In 2018, Kyiv declared persona non grata the Hungarian consul in Transcarpathia after the publication of a video where the consul issued Hungarian passports to Ukrainian citizens, recommending hiding the fact of dual citizenship from the Ukrainian authorities. The Hungarian side reacted in a mirror-like manner, expelling the first secretary of the Ukrainian embassy and promising to add sticks to the wheels to complicate Ukraine’s path to the EU.

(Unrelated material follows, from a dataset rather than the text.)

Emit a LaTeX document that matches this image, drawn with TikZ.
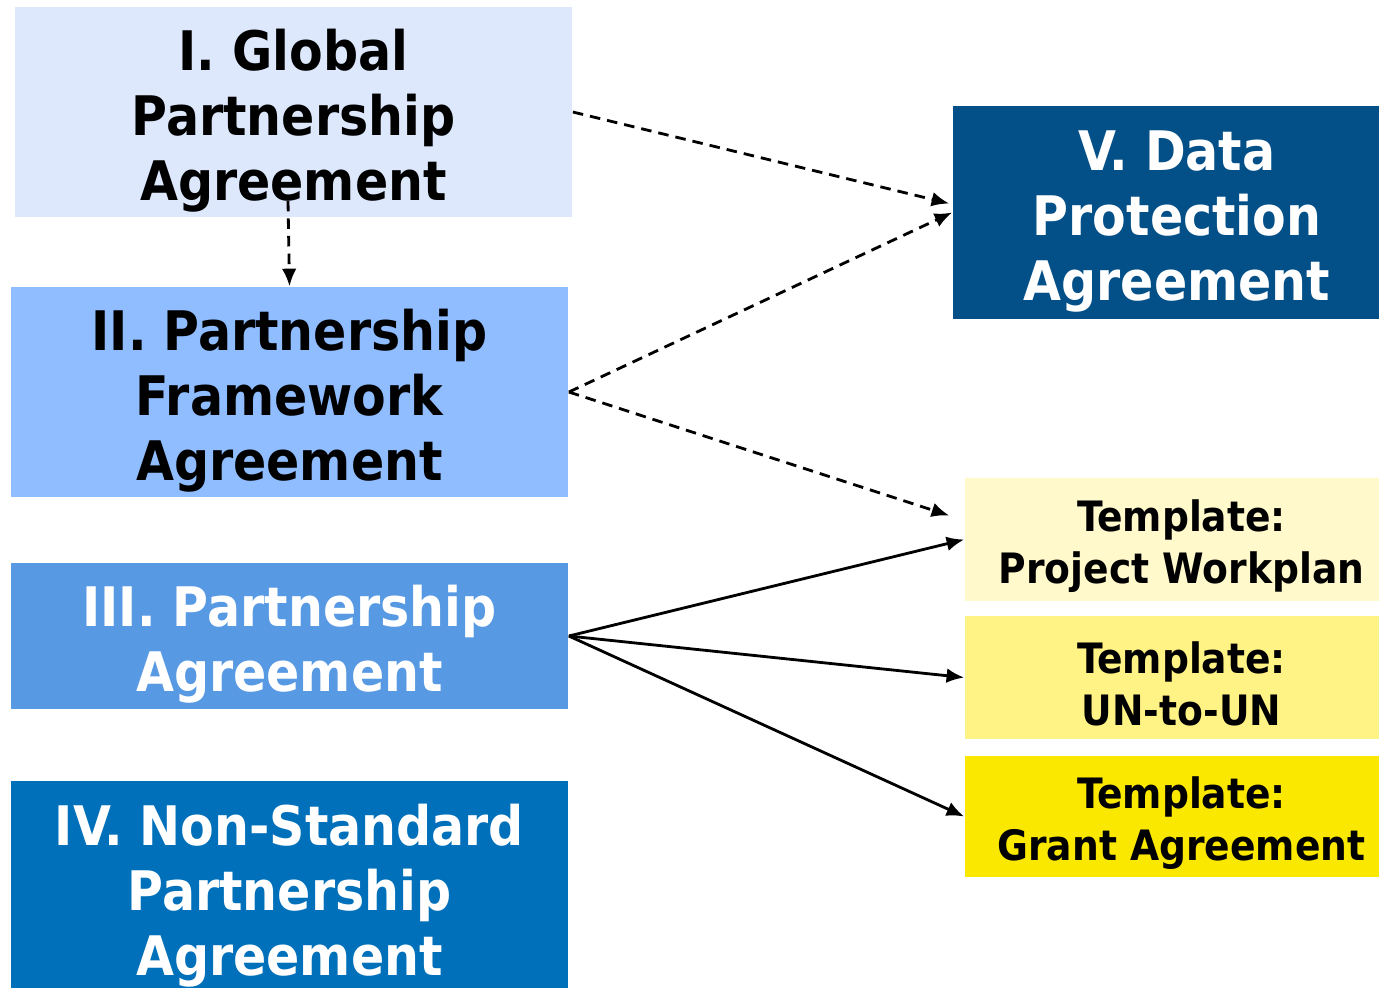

To date, the Hungarian side also emphasizes that it intends to block Ukraine’s accession to the EU until Kyiv meets Budapest’s demands to grant rights to the Hungarian minority. Another stumbling block is the Ukrainian law, according to which national minorities must receive at least 70% of their education in the Ukrainian language. It would be somewhat naive to believe that the Orban government’s actions are motivated solely by a desire to protect the Hungarian minority in Ukraine.

Perhaps the basis of Orban’s policy is the trinity of post-imperial national resentment, energy bonuses, and political populism. Soviet tanks in Budapest from 1956 have become a mirage from the past. Russian gas via the Turkish Stream from 2023 is a priority of the present for the current Hungarian government.